Data section:
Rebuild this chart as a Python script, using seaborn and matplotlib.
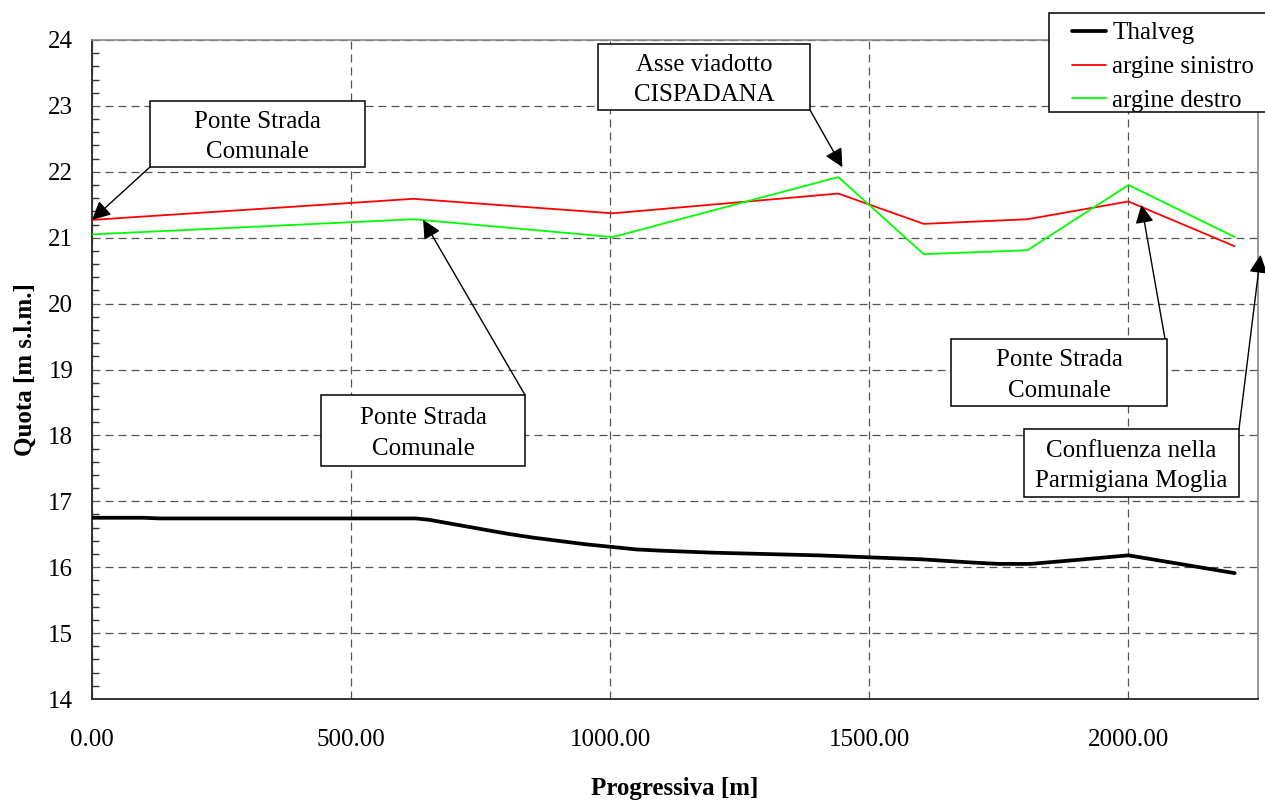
import numpy as np
import pandas as pd
import seaborn as sns
import matplotlib.pyplot as plt
from matplotlib.patches import Rectangle
from matplotlib.ticker import MultipleLocator, FormatStrFormatter

# profilo longitudinale
prog_thalveg = [0, 100, 130, 625, 650, 700, 750, 800, 850, 900, 950, 1000, 1050, 1100,
                1200, 1300, 1400, 1500, 1600, 1700, 1750, 1810, 1900, 2000, 2205]
quota_thalveg = [16.75, 16.75, 16.74, 16.74, 16.72, 16.65, 16.58, 16.51, 16.45, 16.40, 16.35,
                 16.31, 16.27, 16.25, 16.22, 16.20, 16.18, 16.15, 16.12, 16.07, 16.05, 16.05,
                 16.11, 16.18, 15.91]

prog_argini = [0, 620, 1005, 1440, 1605, 1805, 2000, 2205]
quota_sinistro = [21.27, 21.59, 21.37, 21.67, 21.21, 21.28, 21.55, 20.87]
quota_destro = [21.05, 21.28, 21.01, 21.92, 20.75, 20.81, 21.80, 21.01]

# testo delle note e punti indicati dalle frecce
note_testi = ["Ponte Strada\nComunale", "Ponte Strada\nComunale", "Asse viadotto\nCISPADANA",
              "Ponte Strada\nComunale", "Confluenza nella\nParmigiana Moglia"]
note_punti = [(0, 21.27), (639, 21.27), (1448, 22.07), (2025, 21.5), (2255, 20.74)]

W, H = 1265, 802
def P(x, y):
    return (x / W, 1 - y / H)

# box delle note in pixel (x0, y0, x1, y1) e angolo da cui parte la freccia
note_box = [(150, 101, 365, 167), (321, 395, 525, 466), (598, 44, 810, 110),
            (951, 339, 1167, 406), (1024, 429, 1239, 497)]
note_coda = [(150, 167), (525, 395), (810, 110), (1165, 339), (1239, 429)]

sns.set_theme(style="white")
plt.rcParams['font.family'] = ['Liberation Serif', 'DejaVu Serif']
plt.rcParams['font.size'] = 18
plt.rcParams['text.color'] = 'black'
plt.rcParams['axes.labelcolor'] = 'black'

fig = plt.figure(figsize=(W / 100, H / 100), dpi=100)
ax = fig.add_axes([92 / W, 1 - 699 / H, (1258 - 92) / W, (699 - 40) / H])

sns.lineplot(x=prog_thalveg, y=quota_thalveg, ax=ax, color='black', lw=2.7,
             label='Thalveg', sort=False, zorder=3)
sns.lineplot(x=prog_argini, y=quota_sinistro, ax=ax, color='#ff0000', lw=1.3,
             label='argine sinistro', sort=False, zorder=3)
sns.lineplot(x=prog_argini, y=quota_destro, ax=ax, color='#00ff00', lw=1.3,
             label='argine destro', sort=False, zorder=3)

ax.set_xlim(0, 2250)
ax.set_ylim(14, 24)
ax.xaxis.set_major_locator(MultipleLocator(500))
ax.xaxis.set_major_formatter(FormatStrFormatter('%.2f'))
ax.yaxis.set_major_locator(MultipleLocator(1))
ax.yaxis.set_minor_locator(MultipleLocator(0.2))

ax.grid(True, which='major', color='#555555', lw=0.9, linestyle=(0, (6.4, 4.0)))
ax.set_axisbelow(True)

for s in ['left', 'bottom']:
    ax.spines[s].set_color('#333333')
    ax.spines[s].set_linewidth(1.4)
for s in ['top', 'right']:
    ax.spines[s].set_color('#888888')
    ax.spines[s].set_linewidth(1.2)

ax.tick_params(axis='both', which='major', direction='inout', length=11, width=1,
               color='#333333', labelsize=18, labelcolor='black')
ax.tick_params(axis='x', which='major', pad=16)
ax.tick_params(axis='y', which='major', pad=8)
ax.tick_params(axis='y', which='minor', direction='in', length=5, width=1,
               color='#333333', left=True)

ax.set_xlabel('Progressiva [m]', fontsize=18, fontweight='bold', labelpad=19)
ax.set_ylabel('Quota [m s.l.m.]', fontsize=18, fontweight='bold', labelpad=8)

# note con frecce
for testo, punto, box, coda in zip(note_testi, note_punti, note_box, note_coda):
    x0, y0, x1, y1 = box
    bl = P(x0, y1)
    rect = Rectangle(bl, (x1 - x0) / W, (y1 - y0) / H, transform=fig.transFigure,
                     facecolor='white', edgecolor='black', lw=1.1, zorder=3)
    fig.add_artist(rect)
    cx, cy = P((x0 + x1) / 2, (y0 + y1) / 2 + 3)
    fig.text(cx, cy, testo, ha='center', va='center', fontsize=18, color='black',
             linespacing=1.5, zorder=4)
    ax.annotate('', xy=punto, xycoords='data', xytext=P(*coda),
                textcoords='figure fraction', annotation_clip=False,
                arrowprops=dict(arrowstyle='-|>', color='black', lw=1,
                                mutation_scale=28, shrinkA=0, shrinkB=0))

# legenda
handles, labels = ax.get_legend_handles_labels()
ax.get_legend().remove()
frame = Rectangle(P(1049, 112), (1300 - 1049) / W, (112 - 13) / H, transform=fig.transFigure,
                  facecolor='white', edgecolor='black', lw=1.1, zorder=3)
fig.add_artist(frame)
leg = fig.legend(handles, labels, loc='upper left', bbox_to_anchor=P(1072, 22),
                 frameon=False, borderpad=0, borderaxespad=0, handlelength=1.36,
                 handletextpad=0.25, labelspacing=0.45, fontsize=18)
leg.set_zorder(5)
for t in leg.get_texts():
    t.set_color('black')

fig.savefig('out.png', dpi=100)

Given instruction: Transcribe the material exactly, leaving every picture out.

In response:
Rebuild this chart as a Python script, using seaborn and matplotlib.
import numpy as np
import pandas as pd
import seaborn as sns
import matplotlib.pyplot as plt
from matplotlib.patches import Rectangle
from matplotlib.ticker import MultipleLocator, FormatStrFormatter

# profilo longitudinale
prog_thalveg = [0, 100, 130, 625, 650, 700, 750, 800, 850, 900, 950, 1000, 1050, 1100,
                1200, 1300, 1400, 1500, 1600, 1700, 1750, 1810, 1900, 2000, 2205]
quota_thalveg = [16.75, 16.75, 16.74, 16.74, 16.72, 16.65, 16.58, 16.51, 16.45, 16.40, 16.35,
                 16.31, 16.27, 16.25, 16.22, 16.20, 16.18, 16.15, 16.12, 16.07, 16.05, 16.05,
                 16.11, 16.18, 15.91]

prog_argini = [0, 620, 1005, 1440, 1605, 1805, 2000, 2205]
quota_sinistro = [21.27, 21.59, 21.37, 21.67, 21.21, 21.28, 21.55, 20.87]
quota_destro = [21.05, 21.28, 21.01, 21.92, 20.75, 20.81, 21.80, 21.01]

# testo delle note e punti indicati dalle frecce
note_testi = ["Ponte Strada\nComunale", "Ponte Strada\nComunale", "Asse viadotto\nCISPADANA",
              "Ponte Strada\nComunale", "Confluenza nella\nParmigiana Moglia"]
note_punti = [(0, 21.27), (639, 21.27), (1448, 22.07), (2025, 21.5), (2255, 20.74)]

W, H = 1265, 802
def P(x, y):
    return (x / W, 1 - y / H)

# box delle note in pixel (x0, y0, x1, y1) e angolo da cui parte la freccia
note_box = [(150, 101, 365, 167), (321, 395, 525, 466), (598, 44, 810, 110),
            (951, 339, 1167, 406), (1024, 429, 1239, 497)]
note_coda = [(150, 167), (525, 395), (810, 110), (1165, 339), (1239, 429)]

sns.set_theme(style="white")
plt.rcParams['font.family'] = ['Liberation Serif', 'DejaVu Serif']
plt.rcParams['font.size'] = 18
plt.rcParams['text.color'] = 'black'
plt.rcParams['axes.labelcolor'] = 'black'

fig = plt.figure(figsize=(W / 100, H / 100), dpi=100)
ax = fig.add_axes([92 / W, 1 - 699 / H, (1258 - 92) / W, (699 - 40) / H])

sns.lineplot(x=prog_thalveg, y=quota_thalveg, ax=ax, color='black', lw=2.7,
             label='Thalveg', sort=False, zorder=3)
sns.lineplot(x=prog_argini, y=quota_sinistro, ax=ax, color='#ff0000', lw=1.3,
             label='argine sinistro', sort=False, zorder=3)
sns.lineplot(x=prog_argini, y=quota_destro, ax=ax, color='#00ff00', lw=1.3,
             label='argine destro', sort=False, zorder=3)

ax.set_xlim(0, 2250)
ax.set_ylim(14, 24)
ax.xaxis.set_major_locator(MultipleLocator(500))
ax.xaxis.set_major_formatter(FormatStrFormatter('%.2f'))
ax.yaxis.set_major_locator(MultipleLocator(1))
ax.yaxis.set_minor_locator(MultipleLocator(0.2))

ax.grid(True, which='major', color='#555555', lw=0.9, linestyle=(0, (6.4, 4.0)))
ax.set_axisbelow(True)

for s in ['left', 'bottom']:
    ax.spines[s].set_color('#333333')
    ax.spines[s].set_linewidth(1.4)
for s in ['top', 'right']:
    ax.spines[s].set_color('#888888')
    ax.spines[s].set_linewidth(1.2)

ax.tick_params(axis='both', which='major', direction='inout', length=11, width=1,
               color='#333333', labelsize=18, labelcolor='black')
ax.tick_params(axis='x', which='major', pad=16)
ax.tick_params(axis='y', which='major', pad=8)
ax.tick_params(axis='y', which='minor', direction='in', length=5, width=1,
               color='#333333', left=True)

ax.set_xlabel('Progressiva [m]', fontsize=18, fontweight='bold', labelpad=19)
ax.set_ylabel('Quota [m s.l.m.]', fontsize=18, fontweight='bold', labelpad=8)

# note con frecce
for testo, punto, box, coda in zip(note_testi, note_punti, note_box, note_coda):
    x0, y0, x1, y1 = box
    bl = P(x0, y1)
    rect = Rectangle(bl, (x1 - x0) / W, (y1 - y0) / H, transform=fig.transFigure,
                     facecolor='white', edgecolor='black', lw=1.1, zorder=3)
    fig.add_artist(rect)
    cx, cy = P((x0 + x1) / 2, (y0 + y1) / 2 + 3)
    fig.text(cx, cy, testo, ha='center', va='center', fontsize=18, color='black',
             linespacing=1.5, zorder=4)
    ax.annotate('', xy=punto, xycoords='data', xytext=P(*coda),
                textcoords='figure fraction', annotation_clip=False,
                arrowprops=dict(arrowstyle='-|>', color='black', lw=1,
                                mutation_scale=28, shrinkA=0, shrinkB=0))

# legenda
handles, labels = ax.get_legend_handles_labels()
ax.get_legend().remove()
frame = Rectangle(P(1049, 112), (1300 - 1049) / W, (112 - 13) / H, transform=fig.transFigure,
                  facecolor='white', edgecolor='black', lw=1.1, zorder=3)
fig.add_artist(frame)
leg = fig.legend(handles, labels, loc='upper left', bbox_to_anchor=P(1072, 22),
                 frameon=False, borderpad=0, borderaxespad=0, handlelength=1.36,
                 handletextpad=0.25, labelspacing=0.45, fontsize=18)
leg.set_zorder(5)
for t in leg.get_texts():
    t.set_color('black')

fig.savefig('out.png', dpi=100)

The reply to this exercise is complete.